▼

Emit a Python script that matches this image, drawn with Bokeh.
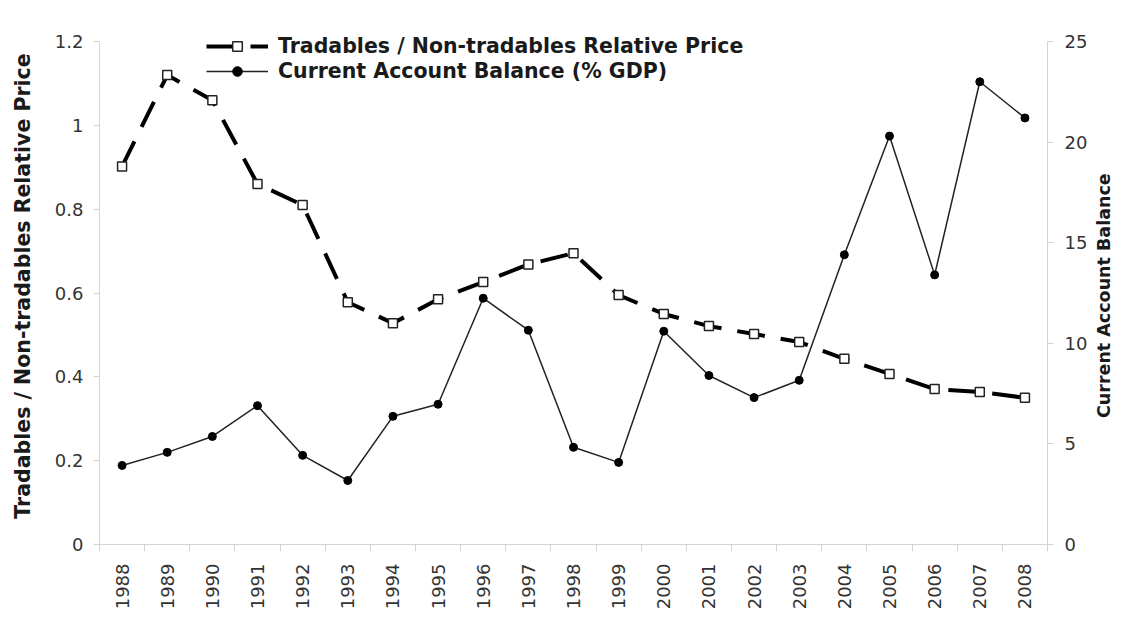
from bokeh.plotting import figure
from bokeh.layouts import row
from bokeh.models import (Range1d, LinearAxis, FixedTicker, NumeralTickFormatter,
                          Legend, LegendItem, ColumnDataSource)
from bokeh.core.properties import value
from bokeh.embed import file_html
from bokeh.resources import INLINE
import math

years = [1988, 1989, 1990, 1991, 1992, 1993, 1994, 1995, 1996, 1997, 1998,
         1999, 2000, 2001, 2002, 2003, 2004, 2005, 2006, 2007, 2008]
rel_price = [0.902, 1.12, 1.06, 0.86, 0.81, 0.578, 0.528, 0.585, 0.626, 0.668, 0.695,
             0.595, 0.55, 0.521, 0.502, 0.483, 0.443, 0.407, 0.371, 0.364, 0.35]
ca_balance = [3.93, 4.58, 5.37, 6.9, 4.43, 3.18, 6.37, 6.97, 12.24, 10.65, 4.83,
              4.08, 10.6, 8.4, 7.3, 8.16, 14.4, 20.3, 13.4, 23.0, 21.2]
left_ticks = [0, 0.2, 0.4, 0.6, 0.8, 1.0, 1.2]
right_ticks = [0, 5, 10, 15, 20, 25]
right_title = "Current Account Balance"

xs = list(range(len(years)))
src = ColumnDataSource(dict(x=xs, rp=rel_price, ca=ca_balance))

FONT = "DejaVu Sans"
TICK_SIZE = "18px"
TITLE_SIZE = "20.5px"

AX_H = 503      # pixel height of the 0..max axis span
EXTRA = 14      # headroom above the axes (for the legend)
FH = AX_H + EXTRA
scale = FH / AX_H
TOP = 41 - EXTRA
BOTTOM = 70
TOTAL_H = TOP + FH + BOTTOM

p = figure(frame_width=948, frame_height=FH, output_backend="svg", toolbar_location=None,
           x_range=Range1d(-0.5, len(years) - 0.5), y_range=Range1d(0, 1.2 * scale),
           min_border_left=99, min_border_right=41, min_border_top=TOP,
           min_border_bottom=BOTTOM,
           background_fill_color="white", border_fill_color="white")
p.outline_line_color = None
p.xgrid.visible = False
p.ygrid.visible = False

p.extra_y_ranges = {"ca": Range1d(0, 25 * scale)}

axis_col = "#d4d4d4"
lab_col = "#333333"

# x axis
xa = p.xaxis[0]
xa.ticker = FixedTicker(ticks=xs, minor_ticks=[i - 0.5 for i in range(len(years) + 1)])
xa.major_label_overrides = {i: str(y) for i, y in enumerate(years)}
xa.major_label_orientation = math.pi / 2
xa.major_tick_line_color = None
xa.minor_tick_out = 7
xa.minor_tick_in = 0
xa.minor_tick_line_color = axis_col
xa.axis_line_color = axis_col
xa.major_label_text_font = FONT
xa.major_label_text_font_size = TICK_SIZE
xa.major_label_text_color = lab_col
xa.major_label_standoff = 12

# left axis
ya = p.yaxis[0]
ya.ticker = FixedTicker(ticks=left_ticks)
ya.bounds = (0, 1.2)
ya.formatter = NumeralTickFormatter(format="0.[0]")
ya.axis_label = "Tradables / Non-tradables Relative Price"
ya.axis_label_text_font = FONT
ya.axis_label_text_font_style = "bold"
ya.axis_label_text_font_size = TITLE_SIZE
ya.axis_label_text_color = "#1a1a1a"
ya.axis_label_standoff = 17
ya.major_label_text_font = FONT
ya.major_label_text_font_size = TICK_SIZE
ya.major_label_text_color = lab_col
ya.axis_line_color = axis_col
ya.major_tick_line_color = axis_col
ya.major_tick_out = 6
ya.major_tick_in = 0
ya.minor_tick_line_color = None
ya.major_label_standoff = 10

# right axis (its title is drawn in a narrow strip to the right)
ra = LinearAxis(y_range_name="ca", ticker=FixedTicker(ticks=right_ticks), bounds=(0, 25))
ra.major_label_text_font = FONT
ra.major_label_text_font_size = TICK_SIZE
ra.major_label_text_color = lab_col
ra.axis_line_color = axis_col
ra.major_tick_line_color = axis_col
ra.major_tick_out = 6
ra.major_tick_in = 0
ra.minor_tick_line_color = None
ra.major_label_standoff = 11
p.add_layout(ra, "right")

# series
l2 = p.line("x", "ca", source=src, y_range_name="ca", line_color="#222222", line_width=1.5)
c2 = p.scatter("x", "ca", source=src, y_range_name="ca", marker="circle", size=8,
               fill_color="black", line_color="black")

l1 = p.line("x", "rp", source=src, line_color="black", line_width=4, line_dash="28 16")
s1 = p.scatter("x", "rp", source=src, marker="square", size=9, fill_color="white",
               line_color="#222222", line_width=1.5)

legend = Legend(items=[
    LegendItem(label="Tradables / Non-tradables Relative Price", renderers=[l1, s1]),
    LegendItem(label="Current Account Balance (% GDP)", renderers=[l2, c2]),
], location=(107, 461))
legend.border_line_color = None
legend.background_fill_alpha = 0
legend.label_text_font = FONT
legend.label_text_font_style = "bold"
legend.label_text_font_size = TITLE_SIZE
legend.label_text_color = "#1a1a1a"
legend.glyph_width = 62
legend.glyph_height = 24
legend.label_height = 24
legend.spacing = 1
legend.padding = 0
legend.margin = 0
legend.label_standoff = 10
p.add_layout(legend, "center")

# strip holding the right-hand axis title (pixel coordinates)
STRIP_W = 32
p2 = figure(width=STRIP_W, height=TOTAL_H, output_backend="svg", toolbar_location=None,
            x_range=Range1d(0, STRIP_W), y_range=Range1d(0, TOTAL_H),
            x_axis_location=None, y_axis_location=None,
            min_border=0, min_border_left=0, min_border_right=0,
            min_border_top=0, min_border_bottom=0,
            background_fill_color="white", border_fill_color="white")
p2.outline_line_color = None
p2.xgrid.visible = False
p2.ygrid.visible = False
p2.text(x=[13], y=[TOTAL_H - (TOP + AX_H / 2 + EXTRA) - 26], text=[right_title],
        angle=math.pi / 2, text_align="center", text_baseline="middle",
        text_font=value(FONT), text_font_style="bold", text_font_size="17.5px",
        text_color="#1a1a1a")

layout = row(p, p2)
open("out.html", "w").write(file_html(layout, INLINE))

▲

What you are asked to do » Exactly restate the lines from the beginning of the data through the line with "import math", and no others, keeping pictures out.

Final result »
Emit a Python script that matches this image, drawn with Bokeh.
from bokeh.plotting import figure
from bokeh.layouts import row
from bokeh.models import (Range1d, LinearAxis, FixedTicker, NumeralTickFormatter,
                          Legend, LegendItem, ColumnDataSource)
from bokeh.core.properties import value
from bokeh.embed import file_html
from bokeh.resources import INLINE
import math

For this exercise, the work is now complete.